Successful deployment of such networks requires concerted efforts and continual upgrades involving community leadership, assessment of consumer needs and desires, infrastructure development, application development and successful assessment of usage patterns. All of these factors affect the success of such gigabit and high-speed networks, panelists said.

In other words, high-speed networks need to be developed in concert with proposed applications, which are in turn developed in the context of their communities or customer base.

As gigabit cities consultant David Sandel said, gigabit and smart city transformation being undertaken is 90 percent sociology and 10 percent infrastructure. Sandel, president of Sandel and Associates, works with St. Louis, Kansas City and other communities worldwide and runs the Gigabit City Summit, a global forum of community leaders who are engaged in discussion on new forms of leadership for managing such networks.

Sandel said that new gigabit leadership must break out of traditional silos and engage in greater information exchange and collaboration. Less hierarchy, more inclusion and more communication, facilitate the success of gigabit services and applications, he said.

What’s Happening Now

Sandel and other panelists gave examples of how 100-plus megabit per second and gigabit-level connectivity is already providing considerable benefits to cities that have it – even where the majority of a city’s consumers do not yet have needs for those levels of service.

For example, Sandel described the success of a two-mile gigabit main street in St. Louis, Missouri. This project has attracted a number of innovative businesses to the area. He said that such projects carry several benefits to an entire city, such as enabling the use of cloud services, driving up real estate values, and creating high-value jobs. In addition, the current relatively higher costs of gigabit service in communities can be partially offset by institutional and industrial uses.

Similarly, Sheldon Grizzle, founder and co-director of the Chattanooga-based GIGTANK, a technology start-up accelerator, said that the implementation of gigabit broadband by the local utility EPB has been a boon to its electrical grid. Power outages in the area have decreased by 60 percent, he said.

Grizzle says that Chattanooga, as a small city of 170,000, sees itself as a good test case for gigabit networks. Its network now provides speeds of 50 Mbps for 50,000 subscribers. It also offers or Gbps symmetrical service (i.e. 1 Gbps upload and 1 Gbps download) for $300 a month, although the number of subscribers has been fewer. He attributed the relatively low demand for the gigabit offered to the high price point.

Grizzle said that GIGTANK has been recruiting application developers from around the world to build appropriate apps for the community, as Chattanooga’s gigabit network grows beyond its infancy.

Speed Issues

Notwithstanding high-profile gigabit build-outs in recent years, nationally broadband speeds have been steadily increasing by other methods over the last several years, said Kevin McElearney, senior vice president of network engineering and technical operations for Comcast Cable.

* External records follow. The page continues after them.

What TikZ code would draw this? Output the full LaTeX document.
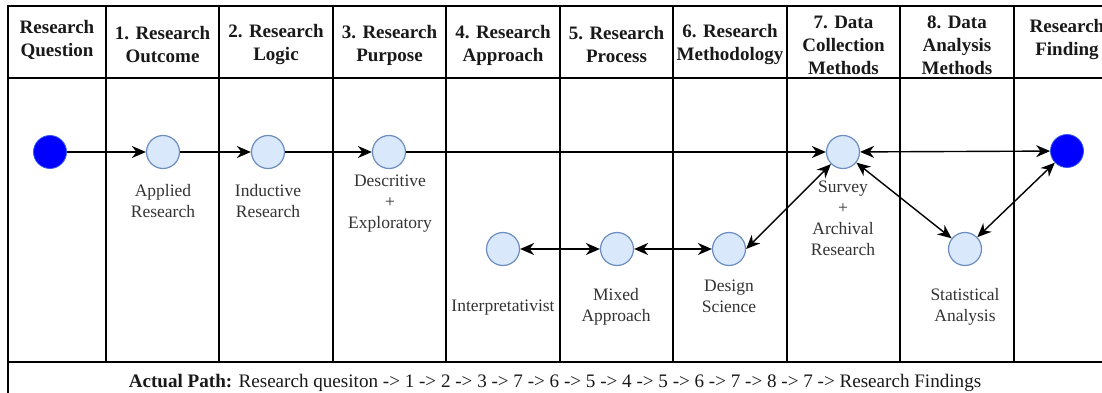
\documentclass[tikz,border=0pt]{standalone}
\usepackage{fontspec}
\setmainfont{Liberation Serif}
\newfontfamily\timesface{Liberation Serif}
\usetikzlibrary{arrows.meta}
\definecolor{stagefill}{HTML}{DAE8FC}
\definecolor{stagedraw}{HTML}{6C8EBF}
\definecolor{termfill}{HTML}{0000FF}
\definecolor{termdraw}{HTML}{3355EE}
\definecolor{lbltext}{HTML}{333333}
\begin{document}
\begin{tikzpicture}[x=1pt,y=-1pt,
  gridline/.style={line width=1.7pt, draw=black},
  hdr/.style={font=\timesface\fontsize{19}{23}\selectfont\bfseries, align=center, text=black!90, inner sep=0pt},
  lbl/.style={font=\timesface\fontsize{17.5}{21}\selectfont, align=center, text=lbltext, inner sep=0pt},
  stage/.style={circle, minimum size=33pt, inner sep=0pt, fill=stagefill, draw=stagedraw, line width=1.2pt},
  term/.style={circle, minimum size=33pt, inner sep=0pt, fill=termfill, draw=termdraw, line width=0.8pt},
  conn/.style={line width=1.4pt, draw=black},
  ahead/.tip={Stealth[length=14pt,width=12pt,inset=4.5pt]}
]
\useasboundingbox (0,0) rectangle (1102,393);
\clip (0,0) rectangle (1102,393);

% table grid
\draw[gridline] (8,400) -- (8,6) -- (1130,6);
\draw[gridline] (8,78) -- (1130,78);
\draw[gridline] (8,362) -- (1130,362);
\foreach \xx in {106,219,333,446,560,673,787,900,1014,1120}
  \draw[gridline] (\xx,6) -- (\xx,362);

% headers
\node[hdr] (h0) at (57,40) {Research\\Question};
\node[hdr] (h1) at (162.5,45) {1. Research\\Outcome};
\node[hdr] (h2) at (276,45) {2. Research\\Logic};
\node[hdr] (h3) at (389.5,45) {3. Research\\Purpose};
\node[hdr] (h4) at (503,45) {4. Research\\Approach};
\node[hdr] (h5) at (616.5,45) {5. Research\\Process};
\node[hdr] (h6) at (730,45) {6. Research\\Methodology};
\node[hdr] (h7) at (843.5,45) {7. Data\\Collection\\Methods};
\node[hdr] (h8) at (957,45) {8. Data\\Analysis\\Methods};
\node[hdr] (h9) at (1067,40) {Research\\Finding};

% circles
\node[term] (start) at (50,152) {};
\node[stage] (app) at (163,152) {};
\node[stage] (ind) at (268,152) {};
\node[stage] (des) at (389,152) {};
\node[stage] (int) at (503,249) {};
\node[stage] (mix) at (617,249) {};
\node[stage] (dsg) at (729,249) {};
\node[stage] (sur) at (843,152) {};
\node[stage] (sta) at (965,249) {};
\node[term] (fin) at (1067,151) {};

% labels
\node[lbl] (lapp) at (163,201) {Applied\\Research};
\node[lbl] (lind) at (268,201) {Inductive\\Research};
\node[lbl] (ldes) at (390,204) {Descritive\\+\\Exploratory};
\node[lbl] (lint) at (503,308) {Interpretativist};
\node[lbl] (lmix) at (616,307) {Mixed\\Approach};
\node[lbl] (ldsg) at (729,296) {Design\\Science};
\node[lbl] (lsur) at (843,218) {Survey\\+\\Archival\\Research};
\node[lbl] (lsta) at (965,307) {Statistical\\Analysis};

% connectors
\draw[conn,-ahead] (start) -- (app);
\draw[conn,-ahead] (app) -- (ind);
\draw[conn,-ahead] (ind) -- (des);
\draw[conn,-ahead] (des) -- (sur);
\draw[conn,ahead-ahead] (sur) -- (fin);
\draw[conn,ahead-ahead] (sur) -- (sta);
\draw[conn,ahead-ahead] (sta) -- (fin);
\draw[conn,ahead-ahead] (dsg.east) -- (sur.225);
\draw[conn,ahead-ahead] (mix) -- (dsg);
\draw[conn,ahead-ahead] (int) -- (mix);

% footer
\node[font=\timesface\fontsize{19.1}{23}\selectfont, anchor=base, inner sep=0pt, text=black!90] (foot) at (555,387)
  {\textbf{Actual Path:} Research quesiton -> 1 -> 2 -> 3 -> 7 -> 6 -> 5 -> 4 -> 5 -> 6 -> 7 -> 8 -> 7 -> Research Findings};
\end{tikzpicture}
\end{document}
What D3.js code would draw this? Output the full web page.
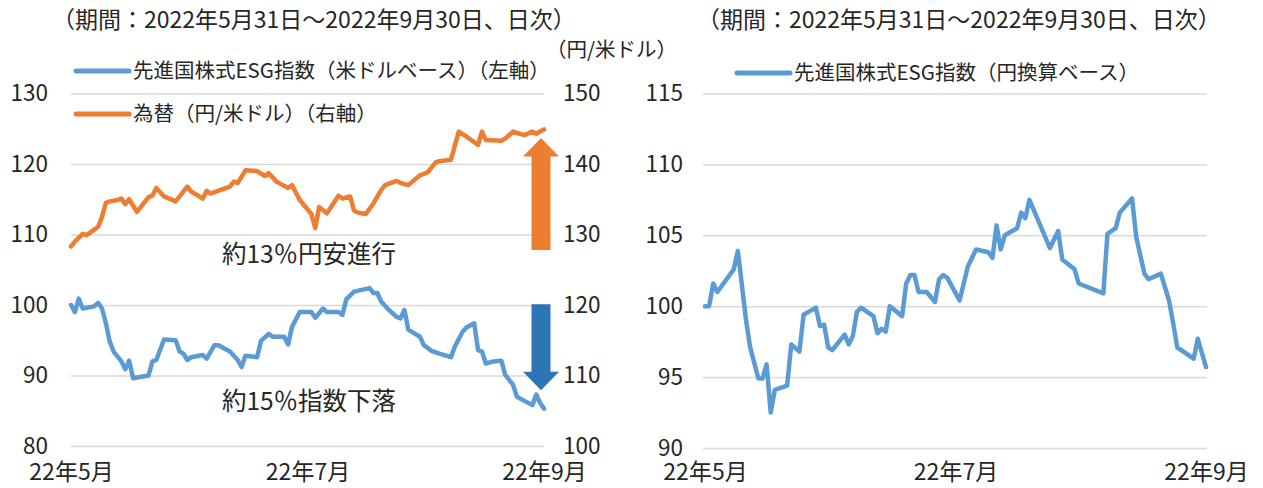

McElearney said that, for example, Comcast has innovated on nextgen technologies every year, increasing network speeds 11 times over the last 11 years, and is now running terabit links over the backbone to allow capacity for new applications. He said that Comcast now provides up to 100 Mbps download capacity, with 70 percent of consumers electing for 25 Mbps and 30 percent for tiers higher speeds.

McElearney said that Comcast sees the increasing use of multiple devices in households as the principal driver behind the demand for higher broadband speeds for consumers.

Application Development

William Wallace, Executive Director of U.S. Ignite, a developer of gigabit-ready digital experiences and applications, spoke of an “internet of immersive experience,” suggesting an internet experience completely different from prior experiences. Users will also be creating their own experiences, he said.

Wallace further noted that customization of network features around applications will help to build in the greatest efficiencies. For example, different applications will be characterized by different speeds, security features, cloud storage locations, latencies etc.

Scott Wallsten, vice president for research and senior fellow at the Technology Policy Institute, said that focus on ultra-high broadband speeds is misplaced. According to Wallsten, because internet speeds are already increasing consistently, policies focusing on speed are unnecessary. Instead, Wallsten said, greater attention should be paid to other metrics of broadband quality, such as latency and reliability.

Additionally, Wallsten stated that the government’s adoption programs should be focused on low-income inner-city non-adopters rather than rural high-speed development. He said that the Federal Communications Commission’s high cost fund portion of the Universal Service Fund has not been sufficient to pay for rural development. Instead, the best hope to help the most individuals get broadband is to focus on urban areas. Increased efficiencies in cities will offer a better chance for providers to lower costs and then expand network development in rural areas.

Sandel concluded with how education is critical for successful gigabit network development and that there should be a three-pronged approach: education for leaders as to the impacts and benefits of gigabit networks and applications across all sectors, development of clear economic development models that draw lines to revenue flows, and policies for inclusion of all populations so that everyone can participate.